3.4 Van der Waals equation of state
Students should know about the Lennard-Jones 6-12 potential as a model for interatomic interactions. They should be familiar with how interactions may be approximately incorporated into the single particle partition function. They should know why such a procedure is known as a mean field approximation. They should be able to follow through the arguments which lead to the van der Waals equation of state. They should have an appreciation of how the van der Waals parameters may be estimated from details of the interatomic interactions. They should be able to write the virial expansion for a van der Waals gas.
4 Phase transitions
This part of the course introduces students to systems where the effect of interactions can be quite dramatic, rather than a simple and small modification of the non-interacting properties. The methodology of mean field approximations is again applicable. However, before this is treated the students are introduced to the phenomenology of phase transitions, the concept of an order parameter and macroscopic views of phase transition phenomena. In this way students encounter universality before being confronted with the details of microscopic models. Some microscopic models are treated, such as the Ising model. The x-y model and the Heisenberg model are mentioned. Emphasis, however, is placed on the Landau approach to phase transitions and symmetry breaking.
4.1 Phenomenology
Students should be familiar with the basic ideas and phenomena of phase transitions. They should understand the way a system’s thermodynamic properties may be represented on a phase diagram. They should understand that many phase transitions involve a change of symmetry. They should be familiar with the distinction between first order and second order phase transitions.

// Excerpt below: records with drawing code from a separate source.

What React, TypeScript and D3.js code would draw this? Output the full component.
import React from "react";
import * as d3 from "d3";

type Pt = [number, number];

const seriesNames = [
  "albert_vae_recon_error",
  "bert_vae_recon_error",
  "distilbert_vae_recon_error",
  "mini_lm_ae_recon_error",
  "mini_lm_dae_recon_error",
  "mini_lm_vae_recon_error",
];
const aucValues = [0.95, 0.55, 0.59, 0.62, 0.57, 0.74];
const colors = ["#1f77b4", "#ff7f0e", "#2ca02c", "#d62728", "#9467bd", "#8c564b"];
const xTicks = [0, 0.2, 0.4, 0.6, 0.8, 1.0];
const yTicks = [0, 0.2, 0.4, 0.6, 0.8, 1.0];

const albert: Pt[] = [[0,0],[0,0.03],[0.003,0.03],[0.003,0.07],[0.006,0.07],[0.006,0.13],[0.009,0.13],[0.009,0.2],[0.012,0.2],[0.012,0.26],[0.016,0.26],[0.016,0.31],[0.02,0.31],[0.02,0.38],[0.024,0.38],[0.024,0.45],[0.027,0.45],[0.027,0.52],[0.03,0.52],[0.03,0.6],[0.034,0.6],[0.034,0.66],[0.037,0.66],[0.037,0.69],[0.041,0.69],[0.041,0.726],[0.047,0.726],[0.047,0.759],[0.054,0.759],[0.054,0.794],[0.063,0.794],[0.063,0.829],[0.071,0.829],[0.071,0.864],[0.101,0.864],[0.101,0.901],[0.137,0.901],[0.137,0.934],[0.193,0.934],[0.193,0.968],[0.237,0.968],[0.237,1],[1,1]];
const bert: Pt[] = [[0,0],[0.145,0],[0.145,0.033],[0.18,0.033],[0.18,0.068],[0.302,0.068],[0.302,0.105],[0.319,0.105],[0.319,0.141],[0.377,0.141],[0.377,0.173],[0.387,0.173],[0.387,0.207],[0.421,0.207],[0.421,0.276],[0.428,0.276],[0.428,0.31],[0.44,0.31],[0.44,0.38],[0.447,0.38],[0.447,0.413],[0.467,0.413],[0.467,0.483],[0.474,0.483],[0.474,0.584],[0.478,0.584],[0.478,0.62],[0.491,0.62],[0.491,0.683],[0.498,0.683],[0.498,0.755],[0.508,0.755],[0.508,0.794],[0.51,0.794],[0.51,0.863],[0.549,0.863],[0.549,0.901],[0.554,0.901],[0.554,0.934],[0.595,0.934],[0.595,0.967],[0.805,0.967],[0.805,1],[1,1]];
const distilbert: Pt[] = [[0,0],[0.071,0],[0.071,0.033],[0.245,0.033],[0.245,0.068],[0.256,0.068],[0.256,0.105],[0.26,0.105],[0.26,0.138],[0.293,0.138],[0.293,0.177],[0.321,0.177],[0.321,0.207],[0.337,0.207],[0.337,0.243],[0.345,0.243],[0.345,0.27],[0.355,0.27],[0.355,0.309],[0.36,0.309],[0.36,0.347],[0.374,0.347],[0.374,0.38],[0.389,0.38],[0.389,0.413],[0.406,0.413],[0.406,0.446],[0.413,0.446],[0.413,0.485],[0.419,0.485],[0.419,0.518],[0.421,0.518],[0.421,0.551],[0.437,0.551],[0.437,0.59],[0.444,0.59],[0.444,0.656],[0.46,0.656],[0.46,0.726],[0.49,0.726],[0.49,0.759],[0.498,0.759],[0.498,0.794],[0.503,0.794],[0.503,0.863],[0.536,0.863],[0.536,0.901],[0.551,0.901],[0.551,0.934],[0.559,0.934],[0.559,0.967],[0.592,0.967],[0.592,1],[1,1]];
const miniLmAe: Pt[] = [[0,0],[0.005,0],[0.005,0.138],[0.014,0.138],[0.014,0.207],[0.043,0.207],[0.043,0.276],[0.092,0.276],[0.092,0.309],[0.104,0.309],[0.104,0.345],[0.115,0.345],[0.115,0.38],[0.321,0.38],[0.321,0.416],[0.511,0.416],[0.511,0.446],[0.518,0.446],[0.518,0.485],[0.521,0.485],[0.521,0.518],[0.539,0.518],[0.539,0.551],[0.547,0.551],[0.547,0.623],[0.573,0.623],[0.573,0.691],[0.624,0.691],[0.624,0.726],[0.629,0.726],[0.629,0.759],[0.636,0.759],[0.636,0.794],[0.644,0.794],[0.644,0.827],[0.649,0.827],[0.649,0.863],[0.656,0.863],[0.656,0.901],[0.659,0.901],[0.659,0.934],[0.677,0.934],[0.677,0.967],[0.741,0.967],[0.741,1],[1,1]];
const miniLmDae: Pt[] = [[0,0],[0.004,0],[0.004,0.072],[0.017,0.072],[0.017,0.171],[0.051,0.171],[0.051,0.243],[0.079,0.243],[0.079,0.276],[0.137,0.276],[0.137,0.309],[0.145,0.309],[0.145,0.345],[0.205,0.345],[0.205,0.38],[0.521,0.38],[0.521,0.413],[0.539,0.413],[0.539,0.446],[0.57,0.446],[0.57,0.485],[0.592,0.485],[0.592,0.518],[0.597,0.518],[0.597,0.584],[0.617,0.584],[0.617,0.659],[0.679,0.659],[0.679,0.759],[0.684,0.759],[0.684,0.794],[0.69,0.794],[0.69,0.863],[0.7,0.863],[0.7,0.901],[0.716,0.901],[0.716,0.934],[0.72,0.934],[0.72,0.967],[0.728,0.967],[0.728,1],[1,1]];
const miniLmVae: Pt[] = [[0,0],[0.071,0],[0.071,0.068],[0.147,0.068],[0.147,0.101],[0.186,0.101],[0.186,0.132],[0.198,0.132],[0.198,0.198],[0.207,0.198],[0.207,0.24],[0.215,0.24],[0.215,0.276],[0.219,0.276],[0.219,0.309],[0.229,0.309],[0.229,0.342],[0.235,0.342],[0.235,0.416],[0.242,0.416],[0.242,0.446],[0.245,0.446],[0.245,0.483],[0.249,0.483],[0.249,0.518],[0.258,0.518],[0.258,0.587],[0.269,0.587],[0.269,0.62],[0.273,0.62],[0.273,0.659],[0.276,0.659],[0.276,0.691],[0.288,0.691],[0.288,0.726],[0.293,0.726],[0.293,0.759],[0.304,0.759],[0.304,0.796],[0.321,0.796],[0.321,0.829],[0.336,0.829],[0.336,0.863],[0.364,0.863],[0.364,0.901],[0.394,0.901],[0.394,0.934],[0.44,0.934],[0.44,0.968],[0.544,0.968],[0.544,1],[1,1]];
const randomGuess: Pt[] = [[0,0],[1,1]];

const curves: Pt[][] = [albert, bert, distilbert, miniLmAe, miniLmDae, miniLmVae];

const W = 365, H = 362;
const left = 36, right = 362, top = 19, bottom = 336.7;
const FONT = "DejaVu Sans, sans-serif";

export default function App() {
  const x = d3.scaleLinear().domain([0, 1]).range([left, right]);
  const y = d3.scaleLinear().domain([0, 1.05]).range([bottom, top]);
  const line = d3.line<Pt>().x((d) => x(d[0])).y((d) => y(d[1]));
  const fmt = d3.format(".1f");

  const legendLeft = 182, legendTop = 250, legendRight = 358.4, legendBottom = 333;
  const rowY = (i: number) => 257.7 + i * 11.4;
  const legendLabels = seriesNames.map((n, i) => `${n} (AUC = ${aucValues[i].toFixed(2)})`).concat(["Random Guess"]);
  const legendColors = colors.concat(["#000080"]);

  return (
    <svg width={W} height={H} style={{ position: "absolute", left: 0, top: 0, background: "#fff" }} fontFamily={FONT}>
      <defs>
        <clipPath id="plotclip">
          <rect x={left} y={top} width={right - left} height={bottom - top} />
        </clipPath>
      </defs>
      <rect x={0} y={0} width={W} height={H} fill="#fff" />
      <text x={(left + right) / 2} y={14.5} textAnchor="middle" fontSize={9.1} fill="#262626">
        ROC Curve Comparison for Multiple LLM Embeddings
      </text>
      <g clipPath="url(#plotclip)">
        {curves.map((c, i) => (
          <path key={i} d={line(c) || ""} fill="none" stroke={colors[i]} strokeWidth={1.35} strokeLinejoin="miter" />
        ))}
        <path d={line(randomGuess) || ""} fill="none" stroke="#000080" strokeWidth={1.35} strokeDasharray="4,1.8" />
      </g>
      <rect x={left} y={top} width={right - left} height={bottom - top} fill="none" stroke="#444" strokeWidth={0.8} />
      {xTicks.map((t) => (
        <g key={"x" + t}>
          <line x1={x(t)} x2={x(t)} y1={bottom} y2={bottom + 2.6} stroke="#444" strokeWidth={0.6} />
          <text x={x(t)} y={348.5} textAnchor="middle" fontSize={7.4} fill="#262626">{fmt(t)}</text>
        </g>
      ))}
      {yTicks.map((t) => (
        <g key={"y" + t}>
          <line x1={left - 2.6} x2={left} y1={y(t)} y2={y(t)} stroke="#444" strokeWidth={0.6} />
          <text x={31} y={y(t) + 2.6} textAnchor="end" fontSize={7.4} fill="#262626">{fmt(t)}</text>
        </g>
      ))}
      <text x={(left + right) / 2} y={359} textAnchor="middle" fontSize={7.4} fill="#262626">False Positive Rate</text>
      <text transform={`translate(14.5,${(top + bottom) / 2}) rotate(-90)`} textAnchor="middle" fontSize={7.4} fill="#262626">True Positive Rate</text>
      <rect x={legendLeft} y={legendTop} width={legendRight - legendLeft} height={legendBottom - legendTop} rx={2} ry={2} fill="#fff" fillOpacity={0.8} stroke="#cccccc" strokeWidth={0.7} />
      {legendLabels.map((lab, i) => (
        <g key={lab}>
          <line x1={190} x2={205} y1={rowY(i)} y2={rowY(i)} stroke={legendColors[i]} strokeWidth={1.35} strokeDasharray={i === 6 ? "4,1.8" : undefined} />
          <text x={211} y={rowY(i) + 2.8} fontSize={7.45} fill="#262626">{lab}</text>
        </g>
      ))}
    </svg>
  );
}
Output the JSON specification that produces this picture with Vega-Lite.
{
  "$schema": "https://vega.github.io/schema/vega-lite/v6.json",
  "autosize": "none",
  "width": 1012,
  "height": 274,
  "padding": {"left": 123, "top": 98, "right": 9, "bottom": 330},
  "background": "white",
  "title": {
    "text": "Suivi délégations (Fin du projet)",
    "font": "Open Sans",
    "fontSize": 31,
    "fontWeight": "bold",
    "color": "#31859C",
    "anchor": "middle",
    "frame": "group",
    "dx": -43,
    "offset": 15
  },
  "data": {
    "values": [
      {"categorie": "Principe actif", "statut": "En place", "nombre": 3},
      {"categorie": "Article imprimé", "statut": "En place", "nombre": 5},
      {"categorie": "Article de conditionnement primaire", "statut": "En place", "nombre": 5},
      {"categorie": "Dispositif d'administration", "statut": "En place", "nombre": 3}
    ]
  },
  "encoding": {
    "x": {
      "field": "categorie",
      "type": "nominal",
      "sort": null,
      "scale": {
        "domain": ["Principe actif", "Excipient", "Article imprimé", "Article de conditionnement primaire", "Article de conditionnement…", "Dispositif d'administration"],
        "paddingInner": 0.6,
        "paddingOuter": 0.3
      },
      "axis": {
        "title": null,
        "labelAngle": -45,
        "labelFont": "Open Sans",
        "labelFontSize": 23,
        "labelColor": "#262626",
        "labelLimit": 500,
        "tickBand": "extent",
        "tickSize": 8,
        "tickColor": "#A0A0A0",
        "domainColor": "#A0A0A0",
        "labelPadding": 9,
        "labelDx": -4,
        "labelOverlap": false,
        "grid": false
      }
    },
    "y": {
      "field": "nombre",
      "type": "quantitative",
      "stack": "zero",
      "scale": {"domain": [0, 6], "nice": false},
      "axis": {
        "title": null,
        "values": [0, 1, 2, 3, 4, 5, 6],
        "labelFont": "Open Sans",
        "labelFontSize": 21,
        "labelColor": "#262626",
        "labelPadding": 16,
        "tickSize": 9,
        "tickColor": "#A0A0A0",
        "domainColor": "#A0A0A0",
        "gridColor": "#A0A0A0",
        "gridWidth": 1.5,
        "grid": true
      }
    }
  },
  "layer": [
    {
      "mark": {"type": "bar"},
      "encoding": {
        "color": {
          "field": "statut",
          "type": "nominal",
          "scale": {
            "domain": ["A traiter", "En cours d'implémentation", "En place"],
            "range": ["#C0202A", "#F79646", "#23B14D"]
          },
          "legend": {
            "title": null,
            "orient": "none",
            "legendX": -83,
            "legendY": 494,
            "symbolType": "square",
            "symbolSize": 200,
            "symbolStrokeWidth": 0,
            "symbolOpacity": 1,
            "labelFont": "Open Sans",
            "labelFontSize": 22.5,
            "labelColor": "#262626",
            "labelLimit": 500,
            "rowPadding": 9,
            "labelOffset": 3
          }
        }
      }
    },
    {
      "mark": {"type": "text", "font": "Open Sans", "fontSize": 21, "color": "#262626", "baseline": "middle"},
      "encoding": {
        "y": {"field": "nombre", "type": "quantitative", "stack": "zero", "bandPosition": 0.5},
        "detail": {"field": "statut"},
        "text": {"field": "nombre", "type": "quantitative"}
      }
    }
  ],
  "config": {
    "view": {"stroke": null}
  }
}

4.2 First order transitions
Students should understand the thermodynamics of two-phases coexistence, by particular reference to the van der Waals gas. They should be familiar with the idea of universality and the way this is related to the law of corresponding states.
4.3 Second order transitions
Students should be familiar with the qualitative features of the ferromagnet phase diagram in B – M – T space. They should recall the properties of the paramagnet, as learned in previous courses. They should be familiar with the Weiss model of the ferromagnet, the internal field and its quantum-mechanical origin. They should understand how the Weiss field leads to the occurrence of spontaneous magnetisation. They should know about critical behaviour at phase transitions and they should be able to explain the behaviour of the magnetic susceptibility. They should also be familiar with the expression for the free energy of the Weiss ferromagnet.
4.4 General treatment of phase transitions
Students should understand the key concept of the order parameter. They should know about the Landau theory, where the free energy is expanded in powers of the order parameter. They should appreciate the validity (or otherwise) of such expansions and they should be able to justify truncation of the expansion. They should appreciate how such expressions lead to critical behaviour, and how this relates to the temperature dependence of the expansion coefficients. They should appreciate the distinction between first order and second order transitions. They should have an understanding of how this relates to the existence of latent heat and the discontinuity in thermal capacity at a second order transition. They should appreciate the way scaling arguments lead to universal behaviour at the critical point.
4.5 The Ising and other models
Students should appreciate the physical content of the Ising model, and the way in which it provides a valid description of a wide range of seemingly-different systems. They should understand the way this model can be used as a representation of magnetic systems. They should be familiar with the Ising model in the 1d and the 2d cases. They should have a knowledge of the x-y model and the spherical model. They should be familiar with the importance of critical dimensions.